# Directions for this task:
Return the whole listing, line for line, without the pictures in it.

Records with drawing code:
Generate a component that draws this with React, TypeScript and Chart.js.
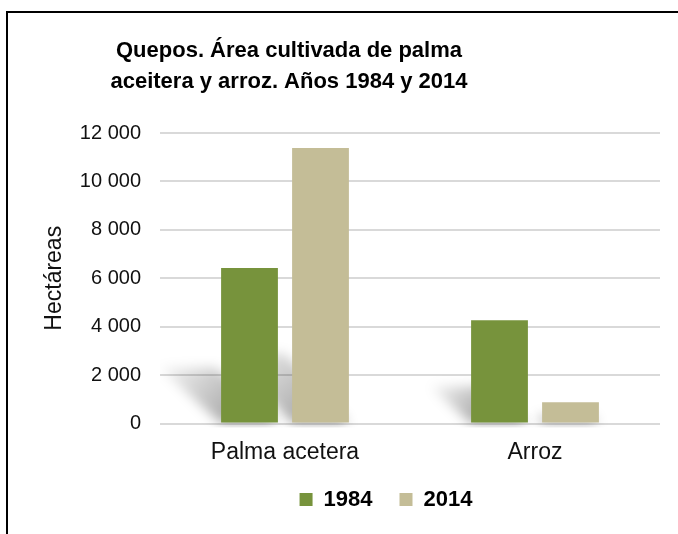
import React, { useEffect, useRef } from 'react';
import { Chart, registerables } from 'chart.js';

Chart.register(...registerables);

const categories = ['Palma acetera', 'Arroz'];
const seriesLabels = ['1984', '2014'];
const values1984 = [6420, 4260];
const values2014 = [11380, 880];
const seriesColors = ['#77933C', '#C4BD97'];
const titleLines = ['Quepos. Área cultivada de palma', 'aceitera y arroz. Años 1984 y 2014'];
const yAxisTitle = 'Hectáreas';
const yMin = 0;
const yMax = 12000;
const yStep = 2000;

const FONT = '"Liberation Sans", Arial, Helvetica, sans-serif';

const formatThousands = (v: number) => String(v).replace(/\B(?=(\d{3})+(?!\d))/g, '\u00a0');

const recenterPlugin = {
  id: 'recenter',
  afterLayout(chart: any) {
    const shift = (box: any, cx: number) => {
      if (!box) return;
      const d = cx - (box.left + box.right) / 2;
      box.left += d;
      box.right += d;
    };
    shift(chart.titleBlock, 289);
    shift(chart.legend, 386);
  },
};

const shadowPlugin = {
  id: 'perspectiveShadow',
  beforeDatasetsDraw(chart: any) {
    const ctx = chart.ctx as CanvasRenderingContext2D;
    const area = chart.chartArea;
    const base = chart.scales.y.getPixelForValue(0);
    ctx.save();
    ctx.beginPath();
    ctx.rect(area.left, area.top, area.right - area.left, area.bottom - area.top + 4);
    ctx.clip();
    ctx.filter = 'blur(6px)';
    chart.data.datasets.forEach((_: any, i: number) => {
      const meta = chart.getDatasetMeta(i);
      meta.data.forEach((bar: any) => {
        const { x, y, width } = bar.getProps(['x', 'y', 'width'], true);
        const h = base - y;
        const l = x - width / 2;
        const r = x + width / 2;
        const dx = Math.min(h * 0.4, 64);
        const dy = Math.min(h * 0.36, 70);
        const g = ctx.createLinearGradient(l, base, l - dx, base - dy);
        g.addColorStop(0, 'rgba(0,0,0,0.32)');
        g.addColorStop(1, 'rgba(0,0,0,0.03)');
        ctx.fillStyle = g;
        ctx.beginPath();
        ctx.moveTo(l, base);
        ctx.lineTo(r, base);
        ctx.lineTo(r - dx, base - dy);
        ctx.lineTo(l - dx, base - dy);
        ctx.closePath();
        ctx.fill();
      });
    });
    ctx.restore();
  },
};

export default function App() {
  const canvasRef = useRef<HTMLCanvasElement | null>(null);

  useEffect(() => {
    if (!canvasRef.current) return;
    const chart = new Chart(canvasRef.current, {
      type: 'bar',
      data: {
        labels: categories,
        datasets: [
          {
            label: seriesLabels[0],
            data: values1984,
            backgroundColor: seriesColors[0],
            borderWidth: 0,
            categoryPercentage: 0.568,
            barPercentage: 0.8,
          },
          {
            label: seriesLabels[1],
            data: values2014,
            backgroundColor: seriesColors[1],
            borderWidth: 0,
            categoryPercentage: 0.568,
            barPercentage: 0.8,
          },
        ],
      },
      options: {
        animation: false,
        responsive: true,
        maintainAspectRatio: false,
        devicePixelRatio: 1,
        layout: { padding: { left: 30, right: 18, top: 24, bottom: 13.5 } },
        font: { family: FONT },
        plugins: {
          title: {
            display: true,
            text: titleLines,
            color: '#000',
            font: { family: FONT, size: 22, weight: 'bold', lineHeight: 1.4 },
            padding: { top: 11.5, bottom: 35.9 },
          },
          legend: {
            display: true,
            position: 'bottom',
            labels: {
              color: '#000',
              font: { family: FONT, size: 22, weight: 'bold' },
              boxWidth: 13,
              boxHeight: 13,
              padding: 27,
            },
          },
          tooltip: { enabled: false },
        },
        scales: {
          x: {
            afterFit: (scale: any) => {
              scale.height = 38;
            },
            grid: { display: false, drawTicks: false },
            border: { display: false },
            ticks: {
              color: '#111',
              font: { family: FONT, size: 23 },
              padding: 15,
            },
          },
          y: {
            min: yMin,
            max: yMax,
            afterFit: (scale: any) => {
              scale.width = 130;
            },
            grid: { color: '#d9d9d9', lineWidth: 2, drawTicks: false },
            border: { display: false },
            ticks: {
              stepSize: yStep,
              color: '#111',
              font: { family: FONT, size: 20 },
              padding: 19,
              callback: (v: any) => formatThousands(Number(v)),
            },
            title: {
              display: true,
              text: yAxisTitle,
              color: '#111',
              font: { family: FONT, size: 23 },
              padding: { top: 11, bottom: 0 },
            },
          },
        },
      },
      plugins: [recenterPlugin, shadowPlugin],
    });
    return () => chart.destroy();
  }, []);

  return (
    <div style={{ position: 'fixed', left: 0, top: 0, width: 678, height: 534, overflow: 'hidden', background: '#fff' }}>
      <div
        style={{
          position: 'absolute',
          left: 6,
          top: 11,
          width: 1000,
          height: 1000,
          borderLeft: '2px solid #000',
          borderTop: '2px solid #000',
        }}
      />
      <div style={{ position: 'absolute', left: 0, top: 0, width: 678, height: 534 }}>
        <canvas ref={canvasRef} />
      </div>
    </div>
  );
}
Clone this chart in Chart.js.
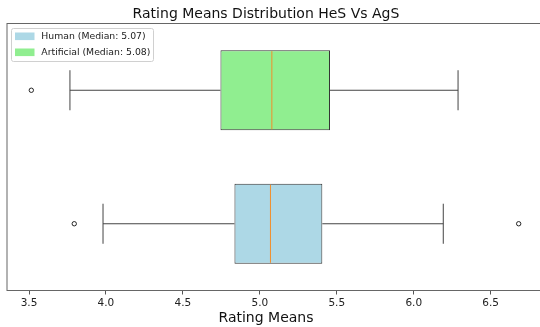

# Answer to the problem:
Generate a component that draws this with React, TypeScript and Chart.js.
import React, { useEffect, useRef } from 'react';
import { Chart, registerables } from 'chart.js';

Chart.register(...registerables);

const categories = ['Palma acetera', 'Arroz'];
const seriesLabels = ['1984', '2014'];
const values1984 = [6420, 4260];
const values2014 = [11380, 880];
const seriesColors = ['#77933C', '#C4BD97'];
const titleLines = ['Quepos. Área cultivada de palma', 'aceitera y arroz. Años 1984 y 2014'];
const yAxisTitle = 'Hectáreas';
const yMin = 0;
const yMax = 12000;
const yStep = 2000;

const FONT = '"Liberation Sans", Arial, Helvetica, sans-serif';

const formatThousands = (v: number) => String(v).replace(/\B(?=(\d{3})+(?!\d))/g, '\u00a0');

const recenterPlugin = {
  id: 'recenter',
  afterLayout(chart: any) {
    const shift = (box: any, cx: number) => {
      if (!box) return;
      const d = cx - (box.left + box.right) / 2;
      box.left += d;
      box.right += d;
    };
    shift(chart.titleBlock, 289);
    shift(chart.legend, 386);
  },
};

const shadowPlugin = {
  id: 'perspectiveShadow',
  beforeDatasetsDraw(chart: any) {
    const ctx = chart.ctx as CanvasRenderingContext2D;
    const area = chart.chartArea;
    const base = chart.scales.y.getPixelForValue(0);
    ctx.save();
    ctx.beginPath();
    ctx.rect(area.left, area.top, area.right - area.left, area.bottom - area.top + 4);
    ctx.clip();
    ctx.filter = 'blur(6px)';
    chart.data.datasets.forEach((_: any, i: number) => {
      const meta = chart.getDatasetMeta(i);
      meta.data.forEach((bar: any) => {
        const { x, y, width } = bar.getProps(['x', 'y', 'width'], true);
        const h = base - y;
        const l = x - width / 2;
        const r = x + width / 2;
        const dx = Math.min(h * 0.4, 64);
        const dy = Math.min(h * 0.36, 70);
        const g = ctx.createLinearGradient(l, base, l - dx, base - dy);
        g.addColorStop(0, 'rgba(0,0,0,0.32)');
        g.addColorStop(1, 'rgba(0,0,0,0.03)');
        ctx.fillStyle = g;
        ctx.beginPath();
        ctx.moveTo(l, base);
        ctx.lineTo(r, base);
        ctx.lineTo(r - dx, base - dy);
        ctx.lineTo(l - dx, base - dy);
        ctx.closePath();
        ctx.fill();
      });
    });
    ctx.restore();
  },
};

export default function App() {
  const canvasRef = useRef<HTMLCanvasElement | null>(null);

  useEffect(() => {
    if (!canvasRef.current) return;
    const chart = new Chart(canvasRef.current, {
      type: 'bar',
      data: {
        labels: categories,
        datasets: [
          {
            label: seriesLabels[0],
            data: values1984,
            backgroundColor: seriesColors[0],
            borderWidth: 0,
            categoryPercentage: 0.568,
            barPercentage: 0.8,
          },
          {
            label: seriesLabels[1],
            data: values2014,
            backgroundColor: seriesColors[1],
            borderWidth: 0,
            categoryPercentage: 0.568,
            barPercentage: 0.8,
          },
        ],
      },
      options: {
        animation: false,
        responsive: true,
        maintainAspectRatio: false,
        devicePixelRatio: 1,
        layout: { padding: { left: 30, right: 18, top: 24, bottom: 13.5 } },
        font: { family: FONT },
        plugins: {
          title: {
            display: true,
            text: titleLines,
            color: '#000',
            font: { family: FONT, size: 22, weight: 'bold', lineHeight: 1.4 },
            padding: { top: 11.5, bottom: 35.9 },
          },
          legend: {
            display: true,
            position: 'bottom',
            labels: {
              color: '#000',
              font: { family: FONT, size: 22, weight: 'bold' },
              boxWidth: 13,
              boxHeight: 13,
              padding: 27,
            },
          },
          tooltip: { enabled: false },
        },
        scales: {
          x: {
            afterFit: (scale: any) => {
              scale.height = 38;
            },
            grid: { display: false, drawTicks: false },
            border: { display: false },
            ticks: {
              color: '#111',
              font: { family: FONT, size: 23 },
              padding: 15,
            },
          },
          y: {
            min: yMin,
            max: yMax,
            afterFit: (scale: any) => {
              scale.width = 130;
            },
            grid: { color: '#d9d9d9', lineWidth: 2, drawTicks: false },
            border: { display: false },
            ticks: {
              stepSize: yStep,
              color: '#111',
              font: { family: FONT, size: 20 },
              padding: 19,
              callback: (v: any) => formatThousands(Number(v)),
            },
            title: {
              display: true,
              text: yAxisTitle,
              color: '#111',
              font: { family: FONT, size: 23 },
              padding: { top: 11, bottom: 0 },
            },
          },
        },
      },
      plugins: [recenterPlugin, shadowPlugin],
    });
    return () => chart.destroy();
  }, []);

  return (
    <div style={{ position: 'fixed', left: 0, top: 0, width: 678, height: 534, overflow: 'hidden', background: '#fff' }}>
      <div
        style={{
          position: 'absolute',
          left: 6,
          top: 11,
          width: 1000,
          height: 1000,
          borderLeft: '2px solid #000',
          borderTop: '2px solid #000',
        }}
      />
      <div style={{ position: 'absolute', left: 0, top: 0, width: 678, height: 534 }}>
        <canvas ref={canvasRef} />
      </div>
    </div>
  );
}
Clone this chart in Chart.js.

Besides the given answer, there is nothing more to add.